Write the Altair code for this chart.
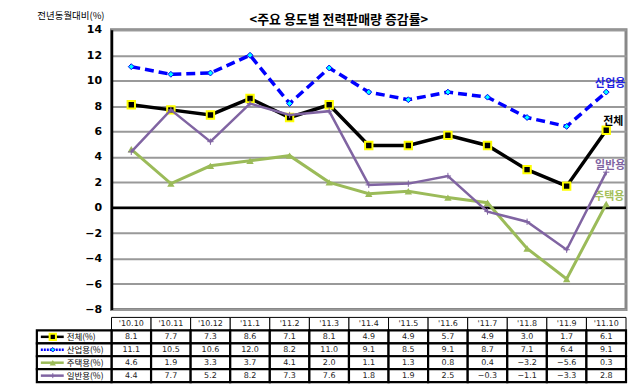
import altair as alt
import pandas as pd

months = ["'10.10", "'10.11", "'10.12", "'11.1", "'11.2", "'11.3", "'11.4",
          "'11.5", "'11.6", "'11.7", "'11.8", "'11.9", "'11.10"]
total = [8.1, 7.7, 7.3, 8.6, 7.1, 8.1, 4.9, 4.9, 5.7, 4.9, 3.0, 1.7, 6.1]
industrial = [11.1, 10.5, 10.6, 12.0, 8.2, 11.0, 9.1, 8.5, 9.1, 8.7, 7.1, 6.4, 9.1]
residential = [4.6, 1.9, 3.3, 3.7, 4.1, 2.0, 1.1, 1.3, 0.8, 0.4, -3.2, -5.6, 0.3]
general = [4.4, 7.7, 5.2, 8.2, 7.3, 7.6, 1.8, 1.9, 2.5, -0.3, -1.1, -3.3, 2.8]

series_names = ["전체", "산업용", "주택용", "일반용"]
row_labels = ["전체(%)", "산업용(%)", "주택용(%)", "일반용(%)"]
colors = ["#000000", "#0000FF", "#9BBB59", "#8064A2"]
label_colors = ["#000000", "#1F1FE0", "#A5C05A", "#8064A2"]
title_text = "<주요 용도별 전력판매량 증감률>"
y_title = "전년동월대비(%)"
y_ticks = [-8, -6, -4, -2, 0, 2, 4, 6, 8, 10, 12, 14]
header_key = "hdr"

FONT = "Noto Sans CJK KR"
NUMFONT = "DejaVu Sans"

all_values = [total, industrial, residential, general]
recs = []
for s, lab, vals in zip(series_names, row_labels, all_values):
    for m, v in zip(months, vals):
        recs.append({"series": s, "row": lab, "month": m, "value": v})
df = pd.DataFrame(recs)
last_df = df[df["month"] == months[-1]].copy()

x_pt = alt.X("month:N", sort=months,
             scale=alt.Scale(type="point", domain=months, padding=0.5), axis=None)
y_q = alt.Y("value:Q", scale=alt.Scale(domain=[-8, 14], nice=False),
            axis=alt.Axis(values=y_ticks, grid=True, gridColor="#999999", gridWidth=2,
                          domainColor="#000000", domainWidth=2.5, ticks=False,
                          labelFontSize=11, labelFontWeight="bold", labelFont=NUMFONT,
                          labelPadding=10, labelColor="#000000",
                          title=y_title, titleAngle=0, titleX=-75, titleY=-14,
                          titleAlign="left", titleBaseline="middle",
                          titleFontSize=9.5, titleFontWeight="normal", titleFont=FONT,
                          titleColor="#000000"))

layers = [alt.Chart(pd.DataFrame({"value": [0]})).mark_rule(color="black", strokeWidth=2.5).encode(y=y_q)]

line_styles = {
    "전체": dict(strokeWidth=3.5),
    "산업용": dict(strokeWidth=3.5, strokeDash=[9, 5]),
    "주택용": dict(strokeWidth=3),
    "일반용": dict(strokeWidth=2.5),
}
point_styles = {
    "전체": dict(shape="square", size=55, filled=True, fill="#000000", stroke="#FFFF00", strokeWidth=2, opacity=1),
    "산업용": dict(shape="diamond", size=35, filled=True, fill="#00FFFF", stroke="#0000FF", strokeWidth=1, opacity=1),
    "주택용": dict(shape="triangle-up", size=55, filled=True, fill="#9BBB59", opacity=1),
    "일반용": dict(shape="M-1,0L1,0M0,-1L0,1", size=40, filled=False, stroke="#8064A2", strokeWidth=1, opacity=1),
}
label_offsets = {
    "전체": dict(dx=7, dy=-8, fontWeight="bold"),
    "산업용": dict(dx=4, dy=-8, fontWeight="bold"),
    "주택용": dict(dx=3, dy=-7, fontWeight="bold"),
    "일반용": dict(dx=4, dy=-6, fontWeight="bold"),
}

for s, c, lc in zip(series_names, colors, label_colors):
    base = alt.Chart(df).transform_filter(alt.datum.series == s)
    layers.append(base.mark_line(color=c, **line_styles[s]).encode(x=x_pt, y=y_q))
    layers.append(base.mark_point(**point_styles[s]).encode(x=x_pt, y=y_q))
    layers.append(alt.Chart(last_df).transform_filter(alt.datum.series == s)
                  .mark_text(color=lc, fontSize=11, font=FONT, **label_offsets[s])
                  .encode(x=x_pt, y=y_q, text="series:N"))

top = alt.layer(*layers).properties(
    width=517, height=281,
    title=alt.TitleParams(title_text, fontSize=13, fontWeight="bold", font=FONT,
                          anchor="middle", offset=4, dy=20, dx=-30, color="#000000"),
    view=alt.ViewBackground(stroke="#888888", strokeWidth=3),
)

# ---------- table ----------
trows = [header_key] + row_labels
x_b = alt.X("month:N", sort=months,
            scale=alt.Scale(type="band", domain=months, paddingInner=0, paddingOuter=0), axis=None)
y_b = alt.Y("row:N", sort=trows,
            scale=alt.Scale(type="band", domain=trows, paddingInner=0, paddingOuter=0), axis=None)

hdr_df = pd.DataFrame({"month": months, "row": [header_key] * len(months), "txt": months})
body_df = df.copy()
leg_df = pd.DataFrame({"row": row_labels, "series": series_names})

tlayers = [
    alt.Chart(hdr_df).mark_rect(fill="white", stroke="black", strokeWidth=1).encode(x=x_b, y=y_b),
    alt.Chart(body_df).mark_rect(fill="white", stroke="black", strokeWidth=2.2).encode(x=x_b, y=y_b),
    alt.Chart(leg_df).mark_rect(fill="white", stroke="black", strokeWidth=2.2)
        .encode(x=alt.value(-75), x2=alt.value(0), y=y_b),
    alt.Chart(hdr_df).mark_text(fontSize=8, font=NUMFONT, color="#222222")
        .encode(x=x_b, y=y_b, text="txt:N"),
    alt.Chart(body_df).mark_text(fontSize=8, font=NUMFONT, color="#222222")
        .encode(x=x_b, y=y_b, text=alt.Text("value:Q", format=".1f")),
    alt.Chart(leg_df).mark_text(fontSize=8.5, font=FONT, align="left", color="#000000")
        .encode(x=alt.value(-45), y=y_b, text="row:N"),
]
for s, c in zip(series_names, colors):
    lb = alt.Chart(leg_df).transform_filter(alt.datum.series == s)
    st = dict(line_styles[s])
    st["strokeWidth"] = min(st["strokeWidth"], 2.5)
    if "strokeDash" in st:
        st["strokeDash"] = [2, 1]
    tlayers.append(lb.mark_rule(color=c, **st).encode(x=alt.value(-71), x2=alt.value(-48), y=y_b))
    ps = dict(point_styles[s])
    ps["size"] = max(20, ps["size"] - 15)
    tlayers.append(lb.mark_point(**ps).encode(x=alt.value(-59), y=y_b))

table = alt.layer(*tlayers).properties(
    width=517, height=65,
    view=alt.ViewBackground(stroke="transparent"),
)

chart = alt.vconcat(top, table, spacing=0).properties(
    padding={"left": 27, "top": 0, "right": 0, "bottom": 2},
    background="white",
).configure(font=FONT)

chart.save("out.html", embed_options={"renderer": "svg", "actions": False})
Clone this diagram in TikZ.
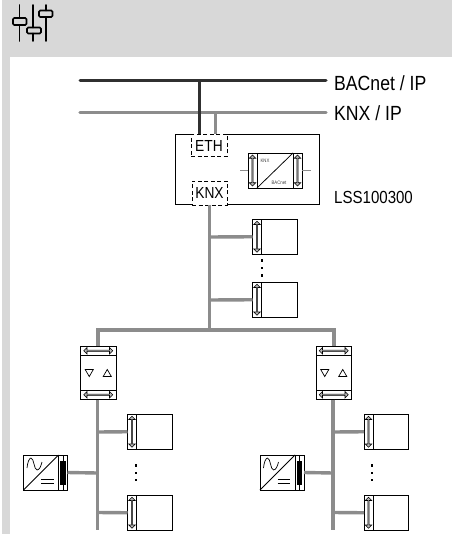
\documentclass[tikz,border=0pt]{standalone}
\usepackage{fontspec}
\setmainfont[FakeStretch=0.86]{Liberation Sans}
\usetikzlibrary{shapes.arrows,shapes.geometric}
\definecolor{hdr}{HTML}{D8D8D8}
\definecolor{busdark}{HTML}{303030}
\definecolor{busgray}{HTML}{8C8C8C}
\definecolor{arrfill}{HTML}{B8B8B8}
\tikzset{
  box/.style={draw=black,line width=.75pt,fill=white,inner sep=0pt,outer sep=0pt},
  darrow/.style={shape=double arrow,draw=black,line width=.6pt,fill=arrfill,inner sep=0pt,outer sep=0pt,
     double arrow head extend=1.3pt,double arrow head indent=0pt,minimum width=6.5pt},
  busK/.style={line width=3.4pt,busgray},
  busB/.style={line width=3pt,busdark},
  stub/.style={line width=1pt,busgray},
  tri/.style={draw=black,line width=.7pt,fill=white,regular polygon,regular polygon sides=3,inner sep=0pt,minimum size=9.5pt},
  dashbox/.style={draw=black,dash pattern=on 4pt off 2.5pt,line width=.75pt,fill=white,inner sep=0pt,outer sep=0pt},
  dot/.style={rectangle,fill=black,inner sep=0pt,minimum size=2.1pt},
  lbl/.style={inner sep=0pt,anchor=west,font=\fontsize{20.5}{22}\selectfont},
  tinytext/.style={inner sep=0pt,font=\fontsize{5}{6}\selectfont,text=black!75},
}
\newcommand{\device}[3]{%
  \node[box,minimum width=44.5pt,minimum height=35.5pt,anchor=north west] (#1) at (#2,#3) {};
  \node[box,minimum width=9pt,minimum height=35.5pt,anchor=north west] (#1s) at (#2,#3) {};
  \node[darrow,minimum height=31pt,rotate=90] (#1a) at (#1s.center) {};
}
\newcommand{\din}[3]{%
  \node[box,minimum width=35.5pt,minimum height=53.5pt,anchor=north west] (#1) at (#2,#3) {};
  \node[box,minimum width=35.5pt,minimum height=9.5pt,anchor=north] (#1t) at (#1.north) {};
  \node[box,minimum width=35.5pt,minimum height=9.5pt,anchor=south] (#1b) at (#1.south) {};
  \node[darrow,minimum height=29pt] (#1ta) at (#1t.center) {};
  \node[darrow,minimum height=29pt] (#1ba) at (#1b.center) {};
  \node[tri,shape border rotate=180] (#1d) at ([xshift=-9pt,yshift=.95pt]#1.center) {};
  \node[tri] (#1u) at ([xshift=9pt,yshift=-1.45pt]#1.center) {};
}
\newcommand{\psu}[3]{%
  \node[box,minimum width=44pt,minimum height=35pt,anchor=north west] (#1) at (#2,#3) {};
  \node[box,minimum width=9pt,minimum height=35pt,anchor=north east] (#1s) at (#1.north east) {};
  \draw[line width=.75pt] (#1.south west) -- (#1s.north west);
  \draw[line width=.6pt] (#1s.north) -- (#1s.south);
  \node[fill=black,inner sep=0pt,minimum width=5.5pt,minimum height=24pt] (#1k) at (#1s.center) {};
  \begin{scope}[shift={(#1.north west)},line width=.7pt]
    \draw (3.5,13) .. controls (4,8) and (5.5,3) .. (7.5,3) .. controls (10.5,3) and (10.5,15) .. (13.5,15) .. controls (16,15) and (17.5,11) .. (18.5,7);
    \draw (17.5,24.5) -- (30,24.5) (17.5,28.5) -- (30,28.5);
  \end{scope}
}
\begin{document}
\begin{tikzpicture}[x=1pt,y=-1pt]
\useasboundingbox (0,0) rectangle (452,534);
\fill[hdr] (2,0) rectangle (452,57);
\fill[hdr] (2,57) rectangle (10,534);
% icon
\begin{scope}[line width=1.6pt,line cap=round,rounded corners=1.2pt]
\coordinate (ia) at (19.5,5); \coordinate (ib) at (33,5); \coordinate (ic) at (46,5);
\draw (ia) -- (19.5,18) (19.5,25) -- (19.5,41);
\draw (13,18) rectangle (26.5,25);
\draw (ib) -- (33,27.5) (33,33.5) -- (33,41);
\draw (27,27.5) rectangle (41,33.5);
\draw (ic) -- (46,10.5) (46,17) -- (46,41);
\draw (39,10.5) rectangle (52.5,17);
\end{scope}
% backbone
\node[lbl] (bac) at (334,83) {BACnet / IP};
\node[lbl] (knxip) at (334,113.5) {KNX / IP};
\coordinate (b0) at (80,81); \coordinate (b1) at (326,81);
\coordinate (k0) at (80,112.5); \coordinate (k1) at (326,112.5);
\node[box,minimum width=144pt,minimum height=70.5pt,anchor=north west] (main) at (175,134) {};
\node[inner sep=0pt,anchor=west,font=\fontsize{17.5}{19}\selectfont] (lss) at (334,197.5) {LSS100300};
\draw[busK,line cap=round] (k0) -- (k1);
\draw[busK,line width=2.4pt] (215.5,112.5) -- (215.5,134);
\draw[busB,line cap=round] (b0) -- (b1);
\draw[busB] (199.5,81) -- (199.5,134);
\node[dashbox,minimum width=36pt,minimum height=22pt,anchor=north west,font=\fontsize{16}{18}\selectfont] (eth) at (191,134.5) {ETH};
\node[dashbox,minimum width=35pt,minimum height=24pt,anchor=north west,font=\fontsize{16}{18}\selectfont] (knx) at (192,181) {KNX};
% converter
\node[box,minimum width=54pt,minimum height=35pt,anchor=north west] (conv) at (248,153) {};
\node[box,minimum width=9pt,minimum height=35pt,anchor=north west] (convl) at (248,153) {};
\node[box,minimum width=9pt,minimum height=35pt,anchor=north east] (convr) at (302,153) {};
\draw[line width=.75pt] (convl.south east) -- (convr.north west);
\node[darrow,minimum height=31pt,rotate=90] (convla) at (convl.center) {};
\node[darrow,minimum height=31pt,rotate=90] (convra) at (convr.center) {};
\node[tinytext] (tk) at (265,161) {KNX};
\node[tinytext] (tb) at (279,183) {BACnet};
\coordinate (sl) at (240,170.5); \coordinate (sr) at (311,170.5);
\draw[stub] (sl) -- (convl.west);
\draw[stub] (convr.east) -- (sr);
% upper KNX line
\device{d1}{252.5}{219}
\device{d2}{252.5}{282}
\coordinate (j0) at (209.5,330);
\coordinate (j1) at (209.5,237);
\coordinate (j2) at (209.5,300);
\draw[busK] (knx.south -| j0) -- (j0);
\draw[busK] (j1) -- (d1s.west);
\draw[busK] (j2) -- (d2s.west);
\node[dot] (p1) at (262,260.5) {};
\node[dot] (p2) at (262,268) {};
\node[dot] (p3) at (262,275.5) {};
% main distribution
\coordinate (hl) at (98,330); \coordinate (hr) at (334,330);
\draw[busK,line cap=rect] (hl) -- (hr);
\din{lc}{80.5}{346}
\din{rc}{316}{346}
\draw[busK] (hl) -- (lc.north -| hl);
\draw[busK] (hr) -- (rc.north -| hr);
% left segment
\device{ld1}{127.5}{414}
\device{ld2}{127.5}{495}
\psu{lp}{23.5}{455}
\coordinate (le) at (97.5,530);
\coordinate (lj1) at (97.5,432); \coordinate (lj2) at (97.5,512.5); \coordinate (lj3) at (97.5,473);
\draw[busK] (lc.south -| le) -- (le);
\draw[busK] (lj1) -- (ld1s.west);
\draw[busK] (lj2) -- (ld2s.west);
\draw[busK] (lp.east) -- (lj3);
\node[dot] (lp1) at (136,465.5) {};
\node[dot] (lp2) at (136,473) {};
\node[dot] (lp3) at (136,480) {};
% right segment
\device{rd1}{364}{414}
\device{rd2}{364}{495}
\psu{rp}{260}{455}
\coordinate (re) at (333,530);
\coordinate (rj1) at (333,432); \coordinate (rj2) at (333,512.5); \coordinate (rj3) at (333,473);
\draw[busK] (rc.south -| re) -- (re);
\draw[busK] (rj1) -- (rd1s.west);
\draw[busK] (rj2) -- (rd2s.west);
\draw[busK] (rp.east) -- (rj3);
\node[dot] (rp1) at (372,465.5) {};
\node[dot] (rp2) at (372,473) {};
\node[dot] (rp3) at (372,480) {};
\end{tikzpicture}
\end{document}
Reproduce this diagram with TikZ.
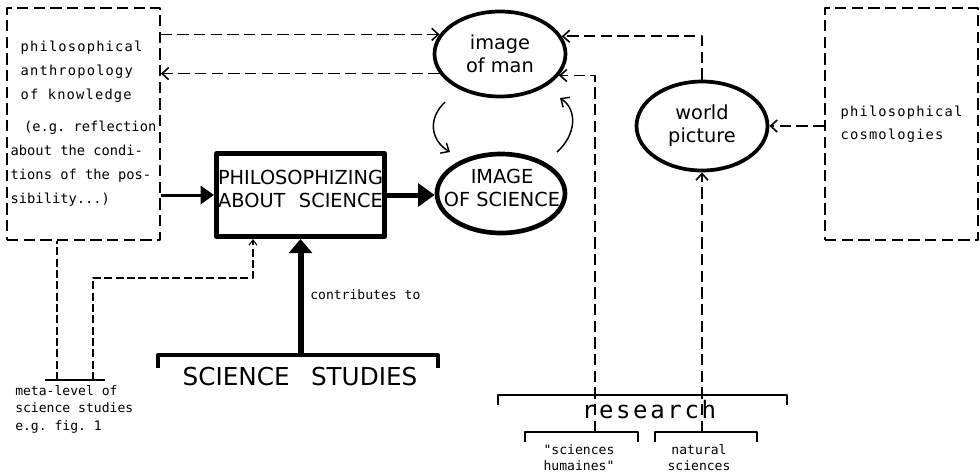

━━━━

▶ **THE PROBLEM**: Every line above that contains the word "this" should be reported.

▶ **FINAL RESULT**:
Write the Altair code for this chart.
Clone this diagram in TikZ.
Reproduce this diagram with TikZ.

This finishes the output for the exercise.